After the war he went to Balliol College, Oxford but did not complete a degree, and was heavily involved in Osbert and Edith's projects.
Sitwell's poetry collection A Hundred and One Harlequins attracted some attention in 1922, but the first works to gain more widespread notice and acclaim were three prose studies of painting, architecture and music: Southern Baroque Art (1924), German Baroque Art (1927) and Spanish Baroque Art (1931).[3] Cyril Connolly called Southern Baroque Art "a milestone in the development of our modern sensibility". A series of books on music and musicians - including Mozart (1932), Liszt (1934) and shorter essays on Scarlatti, Offenbach and Tchaikovsky (Valse des Fleurs, 1941) - were also highly influential.

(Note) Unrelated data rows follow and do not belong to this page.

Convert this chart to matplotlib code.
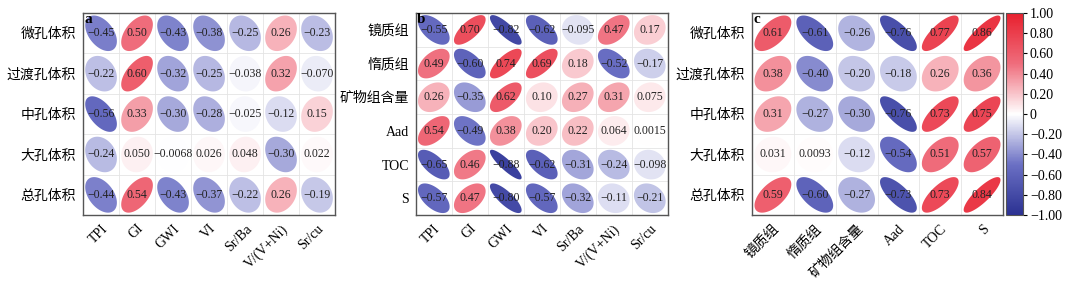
import numpy as np
import matplotlib.pyplot as plt
from matplotlib.colors import LinearSegmentedColormap, Normalize
from matplotlib.patches import Polygon
import matplotlib as mpl

plt.rcParams['font.family'] = ['Liberation Serif', 'Noto Sans CJK SC', 'DejaVu Sans']
plt.rcParams['axes.unicode_minus'] = True

# data
pore_rows = ['微孔体积', '过渡孔体积', '中孔体积', '大孔体积', '总孔体积']
coal_rows = ['镜质组', '惰质组', '矿物组含量', 'Aad', 'TOC', 'S']
env_cols = ['TPI', 'GI', 'GWI', 'VI', 'Sr/Ba', 'V/(V+Ni)', 'Sr/cu']
coal_cols = ['镜质组', '惰质组', '矿物组含量', 'Aad', 'TOC', 'S']

vals_a = [[-0.45, 0.50, -0.43, -0.38, -0.25, 0.26, -0.23],
          [-0.22, 0.60, -0.32, -0.25, -0.038, 0.32, -0.070],
          [-0.56, 0.33, -0.30, -0.28, -0.025, -0.12, 0.15],
          [-0.24, 0.050, -0.0068, 0.026, 0.048, -0.30, 0.022],
          [-0.44, 0.54, -0.43, -0.37, -0.22, 0.26, -0.19]]
vals_b = [[-0.55, 0.70, -0.82, -0.62, -0.095, 0.47, 0.17],
          [0.49, -0.60, 0.74, 0.69, 0.18, -0.52, -0.17],
          [0.26, -0.35, 0.62, 0.10, 0.27, 0.31, 0.075],
          [0.54, -0.49, 0.38, 0.20, 0.22, 0.064, 0.0015],
          [-0.65, 0.46, -0.88, -0.62, -0.31, -0.24, -0.098],
          [-0.57, 0.47, -0.80, -0.57, -0.32, -0.11, -0.21]]
vals_c = [[0.61, -0.61, -0.26, -0.76, 0.77, 0.86],
          [0.38, -0.40, -0.20, -0.18, 0.26, 0.36],
          [0.31, -0.27, -0.30, -0.76, 0.73, 0.75],
          [0.031, 0.0093, -0.12, -0.54, 0.51, 0.57],
          [0.59, -0.60, -0.27, -0.73, 0.73, 0.84]]
labels_a = ['−0.45', '0.50', '−0.43', '−0.38', '−0.25', '0.26', '−0.23',
            '−0.22', '0.60', '−0.32', '−0.25', '−0.038', '0.32', '−0.070',
            '−0.56', '0.33', '−0.30', '−0.28', '−0.025', '−0.12', '0.15',
            '−0.24', '0.050', '−0.0068', '0.026', '0.048', '−0.30', '0.022',
            '−0.44', '0.54', '−0.43', '−0.37', '−0.22', '0.26', '−0.19']
labels_b = ['−0.55', '0.70', '−0.82', '−0.62', '−0.095', '0.47', '0.17',
            '0.49', '−0.60', '0.74', '0.69', '0.18', '−0.52', '−0.17',
            '0.26', '−0.35', '0.62', '0.10', '0.27', '0.31', '0.075',
            '0.54', '−0.49', '0.38', '0.20', '0.22', '0.064', '0.0015',
            '−0.65', '0.46', '−0.88', '−0.62', '−0.31', '−0.24', '−0.098',
            '−0.57', '0.47', '−0.80', '−0.57', '−0.32', '−0.11', '−0.21']
labels_c = ['0.61', '−0.61', '−0.26', '−0.76', '0.77', '0.86',
            '0.38', '−0.40', '−0.20', '−0.18', '0.26', '0.36',
            '0.31', '−0.27', '−0.30', '−0.76', '0.73', '0.75',
            '0.031', '0.0093', '−0.12', '−0.54', '0.51', '0.57',
            '0.59', '−0.60', '−0.27', '−0.73', '0.73', '0.84']

cmap = LinearSegmentedColormap.from_list('bwr2', ['#2b3192', '#6b70c4', '#ffffff', '#ef6d7c', '#e8202e'])
norm = Normalize(-1, 1)


def corr_panel(ax, vals, labels, rows, cols, letter):
    vals = np.array(vals)
    nr, nc = vals.shape
    t = np.linspace(0, 2 * np.pi, 100)
    k = 0
    for i in range(nr):
        for j in range(nc):
            r = vals[i, j]
            d = np.arccos(r)
            x = 0.44 * np.cos(t + d / 2)
            y = 0.44 * np.cos(t - d / 2)
            # y axis is inverted, flip so positive r tilts up-right
            ax.add_patch(Polygon(np.column_stack([j + x, i - y]), closed=True,
                                 facecolor=cmap(norm(r)), edgecolor='none'))
            ax.text(j, i, labels[k], ha='center', va='center', fontsize=8.5, color='#222222')
            k += 1
    for i in range(nr + 1):
        ax.axhline(i - 0.5, color='#e4e4e4', lw=0.6, zorder=0)
    for j in range(nc + 1):
        ax.axvline(j - 0.5, color='#e4e4e4', lw=0.6, zorder=0)
    ax.set_xlim(-0.5, nc - 0.5)
    ax.set_ylim(nr - 0.5, -0.5)
    ax.set_xticks(range(nc))
    ax.set_xticklabels(cols, rotation=45, ha='right', rotation_mode='anchor', fontsize=10)
    ax.set_yticks(range(nr))
    ax.set_yticklabels(rows, fontsize=10)
    ax.tick_params(length=0, pad=5)
    for s in ax.spines.values():
        s.set_color('#555555')
        s.set_linewidth(1.0)
    ax.text(0.004, 0.998, letter, transform=ax.transAxes, ha='left', va='top',
            fontsize=11, fontweight='bold')


fig = plt.figure(figsize=(10.8, 2.83), dpi=100)
ax_a = fig.add_axes([0.0769, 0.240, 0.2333, 0.7138])
ax_b = fig.add_axes([0.385, 0.240, 0.2333, 0.7138])
ax_c = fig.add_axes([0.6963, 0.240, 0.2324, 0.7138])
cax = fig.add_axes([0.9315, 0.240, 0.0157, 0.7138])

corr_panel(ax_a, vals_a, labels_a, pore_rows, env_cols, 'a')
corr_panel(ax_b, vals_b, labels_b, coal_rows, env_cols, 'b')
corr_panel(ax_c, vals_c, labels_c, pore_rows, coal_cols, 'c')

cb = fig.colorbar(mpl.cm.ScalarMappable(norm=norm, cmap=cmap), cax=cax)
ticks = np.linspace(-1, 1, 11)
cb.set_ticks(ticks)
cb.set_ticklabels(['−1.00', '−0.80', '−0.60', '−0.40', '−0.20', '0', '0.20', '0.40', '0.60', '0.80', '1.00'])
cb.ax.tick_params(labelsize=10, length=3, width=0.8, pad=2)
cb.outline.set_edgecolor('#555555')

fig.savefig('out.png', dpi=100)
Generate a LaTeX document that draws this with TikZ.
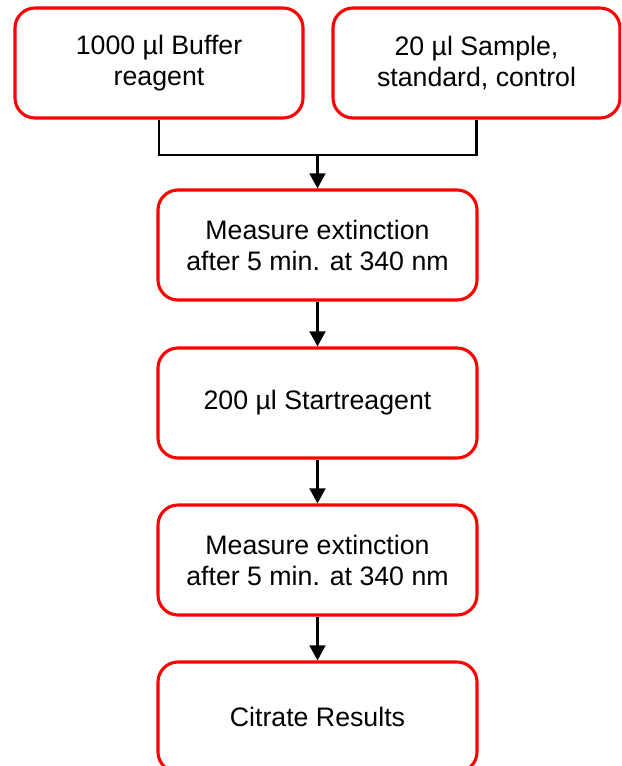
\documentclass[tikz,border=0pt]{standalone}
\usepackage{fontspec}
\setmainfont{Liberation Sans}
\usetikzlibrary{arrows.meta}

\begin{document}
\begin{tikzpicture}
            % Define colors
            \definecolor{boxred}{RGB}{255, 0, 0}

            % Styles
            \tikzset{
                stepbox/.style={draw=boxred, line width=2.2pt, rounded corners=0.5cm,
                    fill=white, align=center, font=\fontsize{19}{22}\selectfont,
                    minimum height=2.75cm, inner sep=0pt},
                link/.style={line width=1.6pt, black},
                arr/.style={link, -{Triangle[width=0.4cm, length=0.38cm]}}
            }

            % Page size
            \useasboundingbox (0, 0) rectangle (15.525, -19.15);
            \clip (0, 0) rectangle (15.525, -19.15);

            % Top row
            \node[stepbox, minimum width=7.2cm] (buffer) at (3.975, -1.575) {1000 µl Buffer\\reagent};
            \node[stepbox, minimum width=7.175cm] (sample) at (11.9125, -1.575) {20 µl Sample,\\standard, control};

            % Main column
            \node[stepbox, minimum width=7.975cm] (meas1) at (7.9375, -6.125) {Measure extinction\\after 5 min. at 340 nm};
            \node[stepbox, minimum width=7.975cm] (start) at (7.9375, -10.075) {200 µl Startreagent};
            \node[stepbox, minimum width=7.975cm] (meas2) at (7.9375, -14.0) {Measure extinction\\after 5 min. at 340 nm};
            \node[stepbox, minimum width=7.975cm] (result) at (7.9375, -17.925) {Citrate Results};

            % Connectors
            \coordinate (join) at (7.9375, -3.875);
            \draw[link] (buffer.south) |- (join) -| (sample.south);
            \draw[arr] (join) -- (meas1.north);
            \draw[arr] (meas1) -- (start);
            \draw[arr] (start) -- (meas2);
            \draw[arr] (meas2) -- (result);
        \end{tikzpicture}
\end{document}
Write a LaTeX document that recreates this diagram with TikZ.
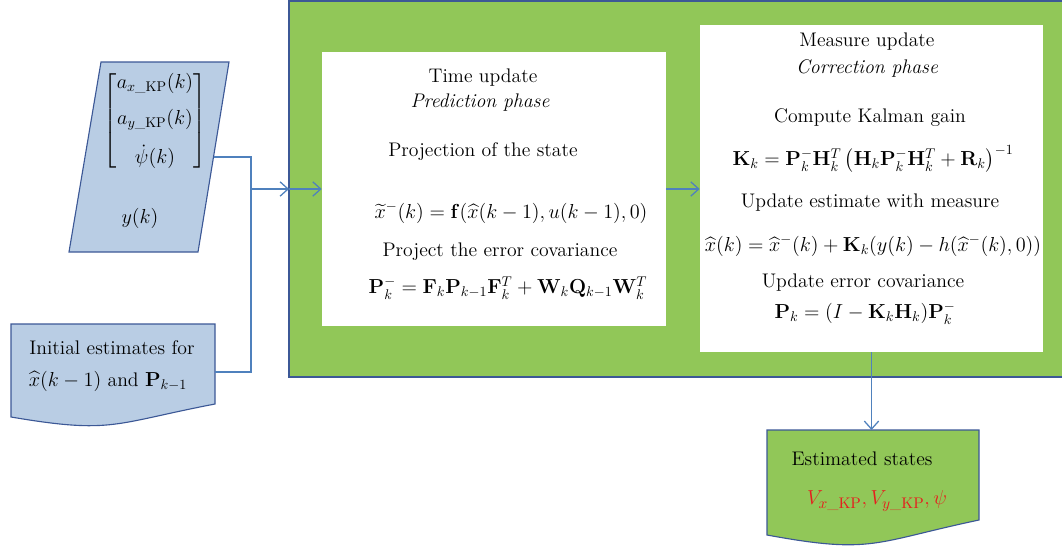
\documentclass[tikz,border=0pt]{standalone}
\usepackage{amsmath, amssymb}
\usepackage{tikz}
\usetikzlibrary{arrows.meta}
\usetikzlibrary{calc}
\usetikzlibrary{positioning}

\definecolor{kfgreen}{RGB}{145,199,88}
\definecolor{inblue}{RGB}{185,205,228}
\definecolor{edgeblue}{RGB}{60,88,150}
\definecolor{linkblue}{RGB}{79,129,189}
\definecolor{outred}{RGB}{230,30,30}

\tikzset{
	link/.style={draw=linkblue, line width=0.9pt, -{Straight Barb[length=2mm,width=3.6mm]}},
	wire/.style={draw=linkblue, line width=0.9pt},
	whitebox/.style={draw=none, fill=white, inner sep=0pt},
	lbl/.style={font=\fontsize{14}{17}\selectfont, inner sep=0pt},
}

\begin{document}
\begin{tikzpicture}
		[x=0.025cm, y=-0.025cm]
		\useasboundingbox (0,0) rectangle (1062,546);
		% outer filter block
		\fill[kfgreen] (289,1) rectangle (1070,377);
		\draw[edgeblue, line width=1pt] (1070,1) -- (289,1) -- (289,377) -- (1070,377);
		\coordinate (kfin) at (289,189);
		% the two phases
		\node[whitebox, minimum width=8.6cm, minimum height=6.85cm] (tu) at (494,189) {};
		\node[whitebox, minimum width=8.575cm, minimum height=8.175cm] (mu) at (871.5,188.5) {};
		% inputs
		\draw[edgeblue, fill=inblue, line width=0.8pt] (101,62) -- (229,62) -- (198,252) -- (69,252) -- cycle;
		\coordinate (meas) at (214,157);
		\node[lbl] (vec) at (155,121) {$\begin{bmatrix} a_{x\_\mathrm{KP}}(k)\\[9pt] a_{y\_\mathrm{KP}}(k)\\[9pt] \dot{\psi}(k)\end{bmatrix}$};
		\node[lbl] (yk) at (140,218) {$y(k)$};
		\draw[edgeblue, fill=inblue, line width=0.8pt] (11,324) -- (215,324) -- (215,404)
			.. controls (113,423.6) and (113,434.3) .. (11,417) -- cycle;
		\coordinate (init) at (215,372);
		\node[lbl] (init1) at (112,348) {Initial estimates for};
		\node[lbl] (init2) at (108,381) {$\widehat{x}(k-1)$ and $\mathbf{P}_{k-1}$};
		% output
		\draw[edgeblue, fill=kfgreen, line width=0.8pt] (767,430) -- (979,430) -- (979,520)
			.. controls (873,542.4) and (873,554.5) .. (767,535) -- cycle;
		\coordinate (est) at (871.5,430);
		\node[lbl] (est1) at (862,459) {Estimated states};
		\node[lbl, text=outred, font=\fontsize{15}{18}\selectfont] (est2) at (877,501) {$V_{x\_\mathrm{KP}}, V_{y\_\mathrm{KP}}, \psi$};
		% time update texts
		\node[lbl] (tu1) at (483,78) {Time update};
		\node[lbl] (tu2) at (480,103) {\itshape Prediction phase};
		\node[lbl] (tu3) at (483,152) {Projection of the state};
		\node[lbl] (tu4) at (511,213) {$\widetilde{x}^{-}(k) = \mathbf{f}(\widehat{x}(k-1), u(k-1), 0)$};
		\node[lbl] (tu5) at (500,252) {Project the error covariance};
		\node[lbl] (tu6) at (508,288) {$\mathbf{P}_k^{-} = \mathbf{F}_k\mathbf{P}_{k-1}\mathbf{F}_k^T + \mathbf{W}_k\mathbf{Q}_{k-1}\mathbf{W}_k^T$};
		% measure update texts
		\node[lbl] (mu1) at (867,42) {Measure update};
		\node[lbl] (mu2) at (867,68) {\itshape Correction phase};
		\node[lbl] (mu3) at (870,118) {Compute Kalman gain};
		\node[lbl] (mu4) at (873,159) {$\mathbf{K}_k = \mathbf{P}_k^{-}\mathbf{H}_k^T\left(\mathbf{H}_k\mathbf{P}_k^{-}\mathbf{H}_k^T+\mathbf{R}_k\right)^{-1}$};
		\node[lbl] (mu5) at (870,203) {Update estimate with measure};
		\node[lbl] (mu6) at (873,246) {$\widehat{x}(k) = \widehat{x}^{-}(k) + \mathbf{K}_k(y(k) - h(\widehat{x}^{-}(k),0))$};
		\node[lbl] (mu7) at (863,283) {Update error covariance};
		\node[lbl] (mu8) at (865,313) {$\mathbf{P}_k = (I - \mathbf{K}_k\mathbf{H}_k)\mathbf{P}_k^{-}$};
		% connectors
		\coordinate (junc) at (251,189);
		\draw[wire] (meas) -| (junc);
		\draw[wire] (init) -| (junc);
		\draw[link] (junc) -- (kfin);
		\draw[link] (kfin) -- (tu.west);
		\draw[link] (tu.east) -- (tu.east -| mu.west);
		\draw[link] (mu.south) -- (est);
	\end{tikzpicture}
\end{document}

The Dance of the Quick and the Dead (1936) established a new strand of his work, evoking "outcast and vagabond societies; their music, their dress, their customs and rituals".[3] This was the first of a series of lengthy autobiographical, travel and art-based "fantasias" that are among his most original works. Later examples include The Hunters and the Hunted (1947) and For Want of the Golden City (1973). Although most often associated with exotic art, culture and foreign travel, Sitwell also established himself as a connoisseur of English art and architecture, with the publication of British Arts and Craftsmen (1945), concluded by his final publication, the anthology Sacheverell Sitwell's England (1986).[3]
Poltergeists (1940) reviewed poltergeist cases over the centuries. Sitwell concluded that many, though not all, cases could be explained by human trickery (conscious or unconscious) and hysteria.[4] Journey to the Ends of Time (1959), was "a kaleidoscopic series of meditations on death and the possibility of survival".[5]
As his poetry was so severely criticised, particularly by those who disliked the Sitwells in general, and although Canons of Giant Art (1933, including the highly praised poem 'Agamemnon's Tomb') was a work of considerable impact,[4] he refused to publish any of his poems for many years. Constant Lambert's setting of his early poem The Rio Grande for chorus and orchestra (taken from The Thirteenth Caesar, and other Poems, 1924) was first performed and broadcast in 1928 and has retained its popularity.[6] In 1967 Derek Parker published a selection of his poems in the summer edition of Poetry Review, including 'Serenade to a Sister', an elegy for his sister Edith. An Indian Summer (1982), with a preface by Peter Quennell, collecting together 100 of his best most recent poems, was his final volume of poetry.[4]
On 12 October 1925 Sitwell married the daughter of a wealthy Canadian banker, Georgia Doble (1905 - 1980).[7] They had two sons:
Georgia Doble had difficulty adapting to married existence and missed the social life in London. Despite affairs on both sides, they remained deeply attached to each other until the end and never officially separated. The personal correspondence of Doble, preserved at the Harry Ransom Center at the University of Texas, include letters with David Stuart Horner and Frank Magro, Osbert Sitwell's partners, and friends like Lawrence Audrain, John Lehmann, Loelia Lindsay, René Massigli, Evelyn Waugh, and Mae West.[10]
Sitwell was an early member of the New Party, a group established in 1931 by Oswald Mosley and containing former members of the major British political parties.[11]
In his later life he withdrew from the publicity that attached to the Sitwells collectively, instead preferring to travel and concentrate on writing. He succeeded to the baronetcy on the death of his elder brother Osbert in 1969. He was made a Member of the Order of the Companions of Honour (CH) in 1984. His main residence was Weston Hall, Northamptonshire, the family home and he served as High Sheriff of Northamptonshire for 1948.[12]
Sitwell died in October 1988 at the age of 90 and is buried in the churchyard of Weedon Lois, Northamptonshire, next to his wife Georgia, who predeceased him, and near his sister Edith.[13] He was succeeded in the baronetcy by his elder son Reresby.